Como poeta, destaca o autor do romance Nhô Guimarães, Peres tem sido “um cartografista imagético de Salvador, sua lírica Salvadolores, dentro da tradição moderna das poéticas urbanas, como um escritor viajante que amarra na escrita os laços de Salvador com Lisboa e outras cidades lusitanas, numa ponte cultural constante que cultiva entre Brasil e Portugal”.
Para Fonseca, Febre terçã e Salvadolores são dois de seus livros mais marcantes, “como síntese de um discurso lírico que representa sua perspectiva como intelectual contemporâneo”. A escritora Gláucia Lemos conta que se aproximou de Peres, a partir de 2010, quando de seu ingresso na Academia de Letras da Bahia. O convívio fez com que se tornasse “sua admiradora”, especialmente por conta do amor à cidade e da personalidade autêntica.
“Fernando é de uma autenticidade admirável. Ele é dotado de tal presença de espírito que esta se revela mesmo nas oportunidades mais inusitadas. Quando toma a palavra, ele consegue prender a atenção de todos, e há sempre uma observação espirituosa a fazer. É uma personalidade daquelas de quem se pode dizer marcante”, observa a ficcionista e poeta.

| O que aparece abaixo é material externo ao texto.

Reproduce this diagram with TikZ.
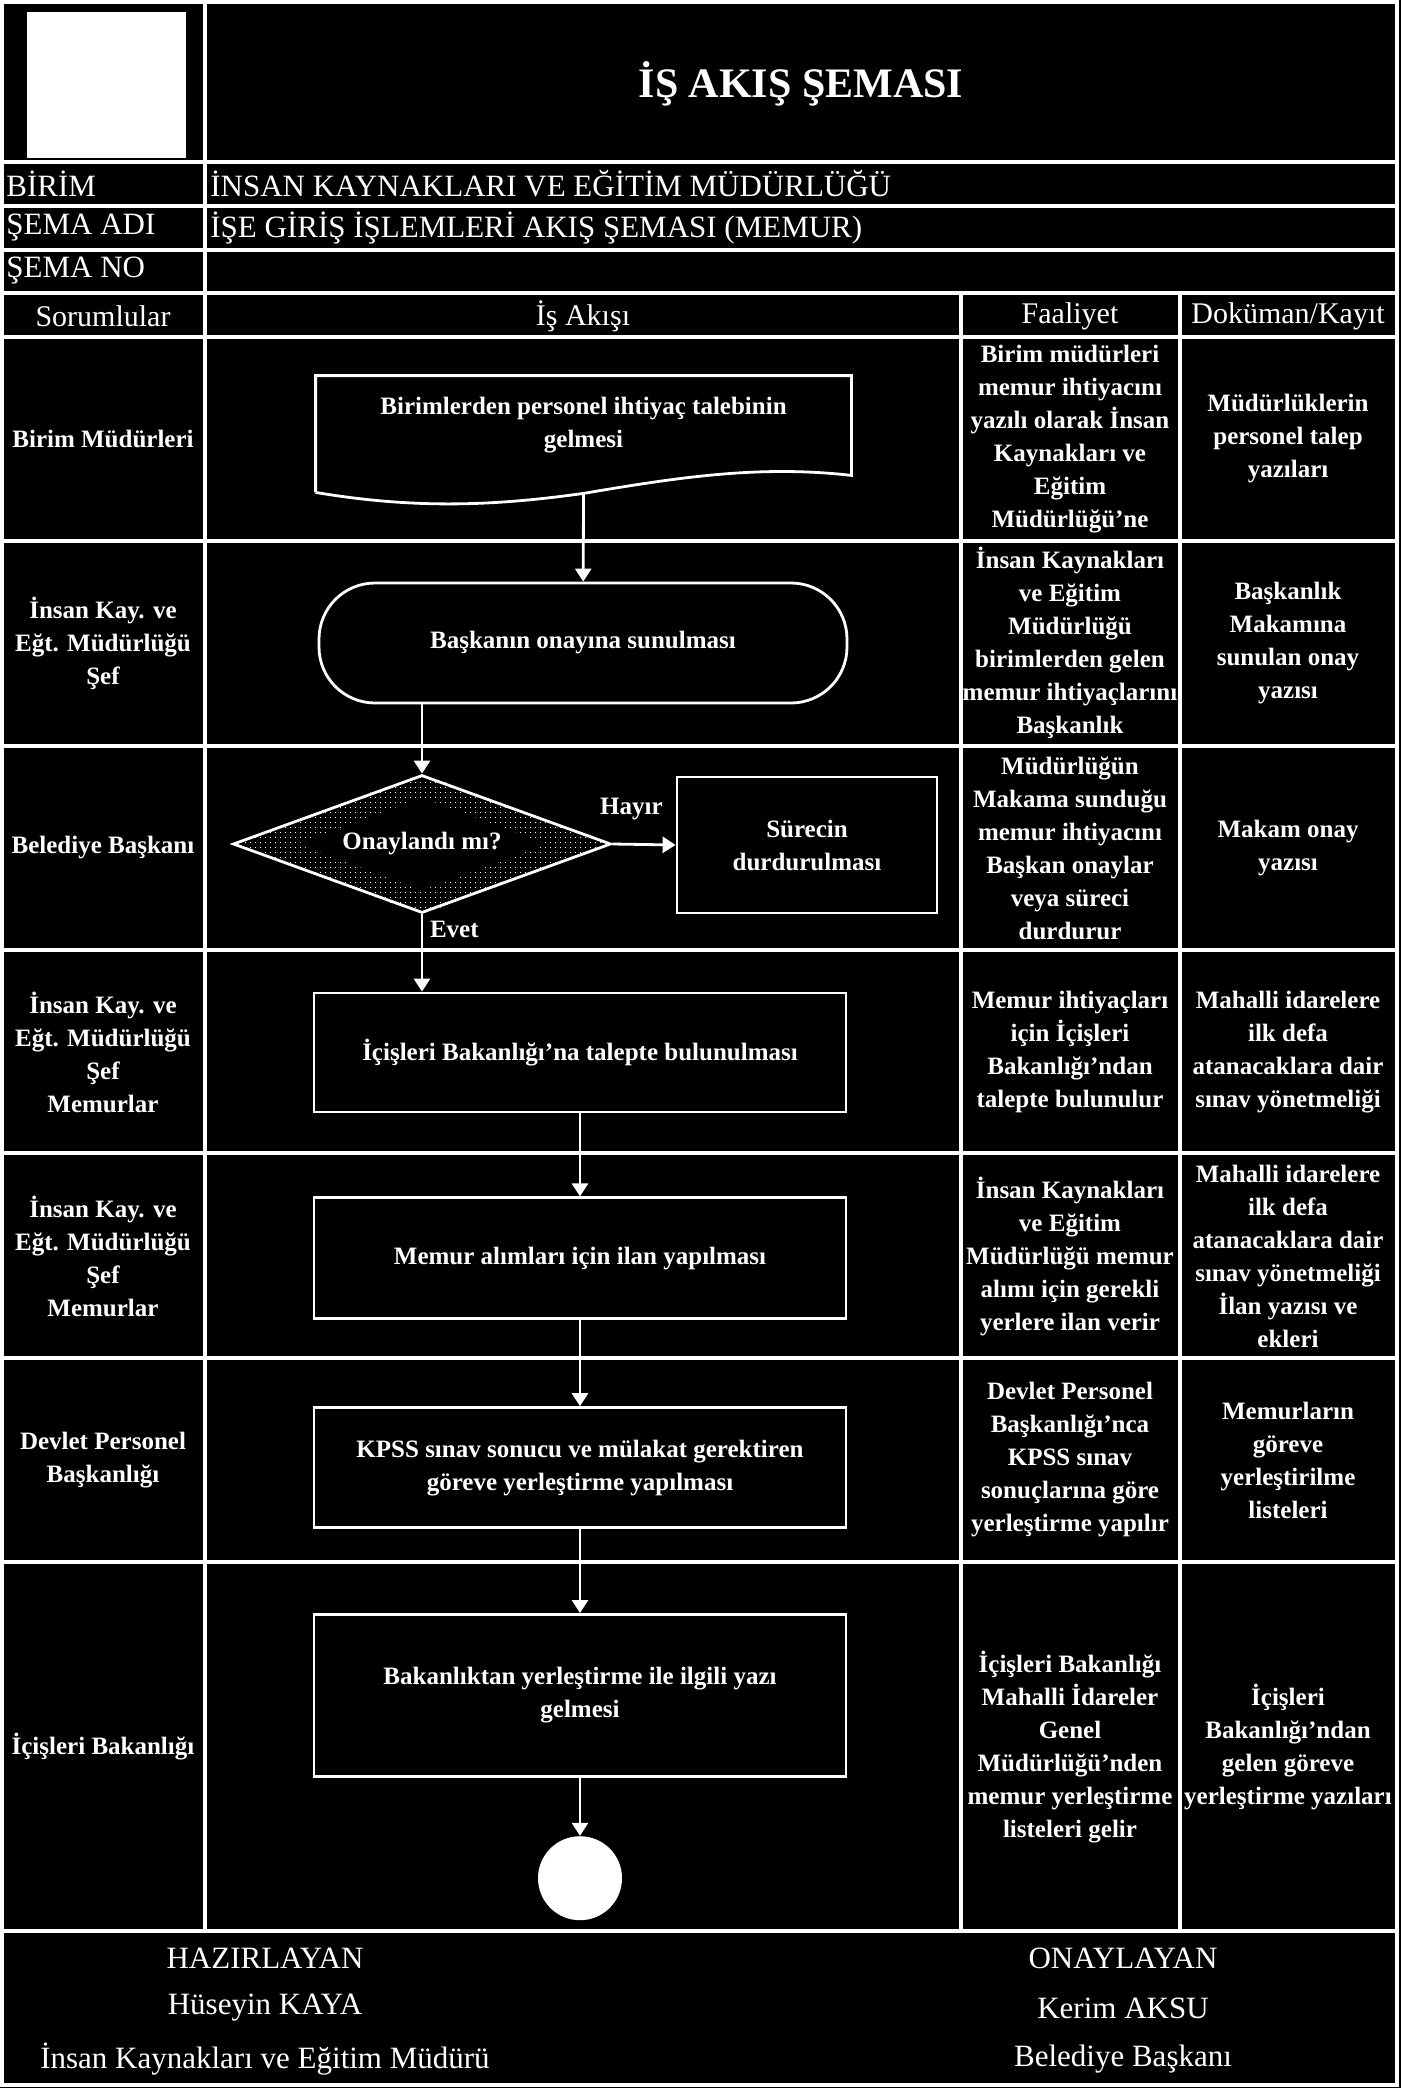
\documentclass[tikz,border=0pt]{standalone}
\usepackage{fontspec}
\setmainfont{Liberation Serif}
\usepackage{tikz}
\usetikzlibrary{shapes.geometric, arrows.meta, positioning, calc, patterns}
\definecolor{pagebg}{HTML}{000000}
\definecolor{linemain}{HTML}{FFFFFF}
\definecolor{textmain}{HTML}{FFFFFF}
\pgfdeclarepatternformonly{sparsedots}{\pgfpointorigin}{\pgfqpoint{2.5pt}{2.5pt}}{\pgfqpoint{2.5pt}{2.5pt}}{%
    \pgfpathrectangle{\pgfpointorigin}{\pgfqpoint{0.55pt}{0.55pt}}\pgfusepath{fill}}
\newcommand{\lanefont}{\bfseries\fontsize{12.5}{16.5}\selectfont}
\newcommand{\headfont}{\fontsize{15.5}{18}\selectfont}
\tikzstyle{grid} = [draw=linemain, line width=1.7pt]
\tikzstyle{lane} = [align=center, text=textmain, font=\lanefont, inner sep=0pt]
\tikzstyle{head} = [text=textmain, font=\headfont, inner sep=0pt]
\tikzstyle{process} = [rectangle, draw=linemain, line width=1.4pt, minimum width=266pt, minimum height=60pt, align=center, text=textmain, font=\lanefont]
\tikzstyle{arrow} = [line width=1.4pt, draw=linemain, -{Triangle[length=6.5pt, width=8pt]}]

\begin{document}
\begin{tikzpicture}[x=0.5pt, y=-0.5pt]
    \fill[pagebg] (0,0) rectangle (1401,2088);
    \useasboundingbox (0,0) rectangle (1401,2088);

    % Frame
    \draw[grid] (2,2) rectangle (1397,2085);
    \draw[grid] (205,2) -- (205,1931);
    \foreach \y in {162,206,250,293,337,541,746,950,1153,1358,1562,1931}
        \draw[grid] (2,\y) -- (1397,\y);
    \foreach \x in {961,1180}
        \draw[grid] (\x,293) -- (\x,1931);

    % Header
    \node[fill=linemain, minimum width=79.5pt, minimum height=73pt, inner sep=0pt] (logo) at (106,85) {};
    \node[head, font=\bfseries\fontsize{21}{24}\selectfont] (title) at (801,84) {İŞ AKIŞ ŞEMASI};
    \node[head, anchor=west] (birim) at (6,184) {BİRİM};
    \node[head, anchor=west] (birimad) at (210,184) {İNSAN KAYNAKLARI VE EĞİTİM MÜDÜRLÜĞÜ};
    \node[head, anchor=west] (semaadi) at (6,228) {ŞEMA ADI};
    \node[head, anchor=west] (semaad) at (210,228) {İŞE GİRİŞ İŞLEMLERİ AKIŞ ŞEMASI (MEMUR)};
    \node[head, anchor=west] (semano) at (6,271) {ŞEMA NO};
    \node[head, font=\fontsize{15}{18}\selectfont] (colsor) at (103,316) {Sorumlular};
    \node[head, font=\fontsize{15}{18}\selectfont] (colis) at (583,316) {İş Akışı};
    \node[head, font=\fontsize{15}{18}\selectfont] (colfaa) at (1070,316) {Faaliyet};
    \node[head, font=\fontsize{15}{18}\selectfont] (coldok) at (1288,316) {Doküman/Kayıt};

    % Sorumlular
    \node[lane] (sor1) at (103,439) {Birim Müdürleri};
    \node[lane] (sor2) at (103,643) {İnsan Kay. ve\\Eğt. Müdürlüğü\\Şef};
    \node[lane] (sor3) at (103,848) {Belediye Başkanı};
    \node[lane] (sor4) at (103,1052) {İnsan Kay. ve\\Eğt. Müdürlüğü\\Şef\\Memurlar};
    \node[lane] (sor5) at (103,1256) {İnsan Kay. ve\\Eğt. Müdürlüğü\\Şef\\Memurlar};
    \node[lane] (sor6) at (103,1460) {Devlet Personel\\Başkanlığı};
    \node[lane] (sor7) at (103,1747) {İçişleri Bakanlığı};

    % Faaliyet
    \node[lane] (faa1) at (1070,439) {Birim müdürleri\\memur ihtiyacını\\yazılı olarak İnsan\\Kaynakları ve\\Eğitim\\Müdürlüğü'ne};
    \node[lane] (faa2) at (1070,643) {İnsan Kaynakları\\ve Eğitim\\Müdürlüğü\\birimlerden gelen\\memur ihtiyaçlarını\\Başkanlık};
    \node[lane] (faa3) at (1070,848) {Müdürlüğün\\Makama sunduğu\\memur ihtiyacını\\Başkan onaylar\\veya süreci\\durdurur};
    \node[lane] (faa4) at (1070,1052) {Memur ihtiyaçları\\için İçişleri\\Bakanlığı'ndan\\talepte bulunulur};
    \node[lane] (faa5) at (1070,1256) {İnsan Kaynakları\\ve Eğitim\\Müdürlüğü memur\\alımı için gerekli\\yerlere ilan verir};
    \node[lane] (faa6) at (1070,1460) {Devlet Personel\\Başkanlığı'nca\\KPSS sınav\\sonuçlarına göre\\yerleştirme yapılır};
    \node[lane] (faa7) at (1070,1747) {İçişleri Bakanlığı\\Mahalli İdareler\\Genel\\Müdürlüğü'nden\\memur yerleştirme\\listeleri gelir};

    % Doküman/Kayıt
    \node[lane] (dok1) at (1288,439) {Müdürlüklerin\\personel talep\\yazıları};
    \node[lane] (dok2) at (1288,643) {Başkanlık\\Makamına\\sunulan onay\\yazısı};
    \node[lane] (dok3) at (1288,848) {Makam onay\\yazısı};
    \node[lane] (dok4) at (1288,1052) {Mahalli idarelere\\ilk defa\\atanacaklara dair\\sınav yönetmeliği};
    \node[lane] (dok5) at (1288,1256) {Mahalli idarelere\\ilk defa\\atanacaklara dair\\sınav yönetmeliği\\İlan yazısı ve\\ekleri};
    \node[lane] (dok6) at (1288,1460) {Memurların\\göreve\\yerleştirilme\\listeleri};
    \node[lane] (dok7) at (1288,1747) {İçişleri\\Bakanlığı'ndan\\gelen göreve\\yerleştirme yazıları};

    % Flow
    \node[process, draw=none, minimum width=266.5pt, minimum height=48.5pt] (talepdoc) at (583.5,425.5) {Birimlerden personel ihtiyaç talebinin\\gelmesi};
    \draw[line width=1.4pt, linemain] ($(talepdoc.south west)+(0,17)$) -- (talepdoc.north west) -- (talepdoc.north east) -- (talepdoc.south east)
        .. controls (760,465) and (680,477) .. ($(talepdoc.south)+(0,18)$)
        .. controls (500,505) and (420,510) .. ($(talepdoc.south west)+(0,17)$);
    \coordinate (docwave) at ($(talepdoc.south)+(0,18)$);

    \node[process, rounded corners=28pt, minimum width=264pt] (onay) at (583,643) {Başkanın onayına sunulması};

    \node[diamond, draw=linemain, line width=1.4pt, minimum width=189pt, minimum height=69pt, aspect=2.74, inner sep=0pt, text=textmain, font=\lanefont] (karar) at (422,844) {Onaylandı mı?};
    \fill[pattern=sparsedots, pattern color=linemain, even odd rule]
        (karar.north) -- (karar.east) -- (karar.south) -- (karar.west) -- cycle
        ($(karar.north)+(0,24)$) -- ($(karar.east)+(-65,0)$) -- ($(karar.south)+(0,-24)$) -- ($(karar.west)+(65,0)$) -- cycle;

    \node[process, minimum width=130pt, minimum height=68pt] (durdur) at (807,845) {Sürecin\\durdurulması};

    \node[process, minimum height=59.5pt] (talep) at (580,1052.5) {İçişleri Bakanlığı'na talepte bulunulması};
    \node[process, below=41.5pt of talep, minimum height=60.5pt] (ilan) {Memur alımları için ilan yapılması};
    \node[process, below=43pt of ilan] (kpss) {KPSS sınav sonucu ve mülakat gerektiren\\göreve yerleştirme yapılması};
    \node[process, below=42pt of kpss, minimum height=81pt] (yazi) {Bakanlıktan yerleştirme ile ilgili yazı\\gelmesi};
    \node[circle, fill=linemain, minimum size=42pt, inner sep=0pt, below=29pt of yazi] (bitis) {};

    % Arrows
    \draw[arrow] (docwave) -- (onay);
    \draw[arrow] (karar.north |- onay.south) -- (karar.north);
    \draw[arrow] (karar.east) -- node[pos=0.3, above=8pt, text=textmain, font=\lanefont] {Hayır} (durdur.west);
    \draw[arrow] (karar.south) -- node[pos=0.2, right, text=textmain, font=\lanefont] {Evet} (karar.south |- talep.north);
    \draw[arrow] (talep) -- (ilan);
    \draw[arrow] (ilan) -- (kpss);
    \draw[arrow] (kpss) -- (yazi);
    \draw[arrow] (yazi) -- (bitis);

    % Footer
    \node[head] (hazir) at (265,1958) {HAZIRLAYAN};
    \node[head] (hazirad) at (265,2008) {Hüseyin KAYA};
    \node[head] (hazirunvan) at (265,2059) {İnsan Kaynakları ve Eğitim Müdürü};
    \node[head] (onaylayan) at (1123,1958) {ONAYLAYAN};
    \node[head] (onayad) at (1123,2008) {Kerim AKSU};
    \node[head] (onayunvan) at (1123,2059) {Belediye Başkanı};
\end{tikzpicture}
\end{document}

Marcante também é a tranquilidade com que Peres contempla o passado. Esteve no centro de uma revolução cultural importante e faz questão de frisar a instância em que esta se deu. “Mapa nasceu e se desenvolveu no meio estudantil, foi um movimento essencialmente secundarista, feito a partir de leituras do modernismo quando ainda predominava o provincianismo”. A memória que dela ficou, tangível e intangível, é prova de sua força.